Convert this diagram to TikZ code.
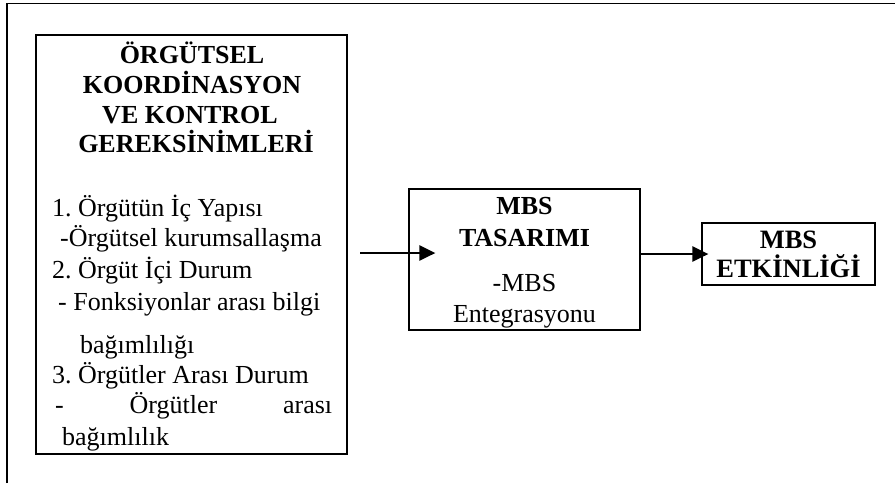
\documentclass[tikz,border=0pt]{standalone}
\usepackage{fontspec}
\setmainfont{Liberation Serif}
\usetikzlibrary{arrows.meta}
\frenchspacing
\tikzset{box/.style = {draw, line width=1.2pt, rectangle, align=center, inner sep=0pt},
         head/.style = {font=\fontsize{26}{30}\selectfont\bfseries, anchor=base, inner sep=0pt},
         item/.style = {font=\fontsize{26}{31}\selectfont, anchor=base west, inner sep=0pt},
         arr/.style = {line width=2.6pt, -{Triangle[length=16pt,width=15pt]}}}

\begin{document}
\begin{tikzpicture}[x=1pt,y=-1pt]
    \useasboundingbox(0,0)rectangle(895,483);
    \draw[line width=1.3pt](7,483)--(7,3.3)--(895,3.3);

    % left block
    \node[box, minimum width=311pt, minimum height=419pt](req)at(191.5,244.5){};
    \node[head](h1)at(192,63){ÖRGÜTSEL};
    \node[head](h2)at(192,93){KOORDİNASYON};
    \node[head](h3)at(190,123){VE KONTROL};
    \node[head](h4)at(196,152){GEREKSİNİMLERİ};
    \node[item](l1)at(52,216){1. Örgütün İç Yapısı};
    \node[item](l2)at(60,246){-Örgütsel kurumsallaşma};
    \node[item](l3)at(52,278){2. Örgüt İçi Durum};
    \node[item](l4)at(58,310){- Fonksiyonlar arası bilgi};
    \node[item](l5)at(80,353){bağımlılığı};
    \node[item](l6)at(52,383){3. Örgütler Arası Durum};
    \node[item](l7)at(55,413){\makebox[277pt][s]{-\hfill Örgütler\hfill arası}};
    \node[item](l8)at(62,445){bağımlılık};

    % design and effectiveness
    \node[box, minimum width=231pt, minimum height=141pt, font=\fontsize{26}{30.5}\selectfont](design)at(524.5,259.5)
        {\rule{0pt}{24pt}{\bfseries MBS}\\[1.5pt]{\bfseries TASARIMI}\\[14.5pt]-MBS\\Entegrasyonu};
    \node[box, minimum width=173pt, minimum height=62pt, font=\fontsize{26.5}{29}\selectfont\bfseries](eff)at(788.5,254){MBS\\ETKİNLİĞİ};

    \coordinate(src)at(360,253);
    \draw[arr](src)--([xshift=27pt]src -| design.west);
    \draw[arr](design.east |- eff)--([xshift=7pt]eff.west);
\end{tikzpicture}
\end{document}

» Task description:
Copy all the lines of data exactly as they appear, dropping any images.

» Written solution:
Convert this diagram to TikZ code.
\documentclass[tikz,border=0pt]{standalone}
\usepackage{fontspec}
\setmainfont{Liberation Serif}
\usetikzlibrary{arrows.meta}
\frenchspacing
\tikzset{box/.style = {draw, line width=1.2pt, rectangle, align=center, inner sep=0pt},
         head/.style = {font=\fontsize{26}{30}\selectfont\bfseries, anchor=base, inner sep=0pt},
         item/.style = {font=\fontsize{26}{31}\selectfont, anchor=base west, inner sep=0pt},
         arr/.style = {line width=2.6pt, -{Triangle[length=16pt,width=15pt]}}}

\begin{document}
\begin{tikzpicture}[x=1pt,y=-1pt]
    \useasboundingbox(0,0)rectangle(895,483);
    \draw[line width=1.3pt](7,483)--(7,3.3)--(895,3.3);

    % left block
    \node[box, minimum width=311pt, minimum height=419pt](req)at(191.5,244.5){};
    \node[head](h1)at(192,63){ÖRGÜTSEL};
    \node[head](h2)at(192,93){KOORDİNASYON};
    \node[head](h3)at(190,123){VE KONTROL};
    \node[head](h4)at(196,152){GEREKSİNİMLERİ};
    \node[item](l1)at(52,216){1. Örgütün İç Yapısı};
    \node[item](l2)at(60,246){-Örgütsel kurumsallaşma};
    \node[item](l3)at(52,278){2. Örgüt İçi Durum};
    \node[item](l4)at(58,310){- Fonksiyonlar arası bilgi};
    \node[item](l5)at(80,353){bağımlılığı};
    \node[item](l6)at(52,383){3. Örgütler Arası Durum};
    \node[item](l7)at(55,413){\makebox[277pt][s]{-\hfill Örgütler\hfill arası}};
    \node[item](l8)at(62,445){bağımlılık};

    % design and effectiveness
    \node[box, minimum width=231pt, minimum height=141pt, font=\fontsize{26}{30.5}\selectfont](design)at(524.5,259.5)
        {\rule{0pt}{24pt}{\bfseries MBS}\\[1.5pt]{\bfseries TASARIMI}\\[14.5pt]-MBS\\Entegrasyonu};
    \node[box, minimum width=173pt, minimum height=62pt, font=\fontsize{26.5}{29}\selectfont\bfseries](eff)at(788.5,254){MBS\\ETKİNLİĞİ};

    \coordinate(src)at(360,253);
    \draw[arr](src)--([xshift=27pt]src -| design.west);
    \draw[arr](design.east |- eff)--([xshift=7pt]eff.west);
\end{tikzpicture}
\end{document}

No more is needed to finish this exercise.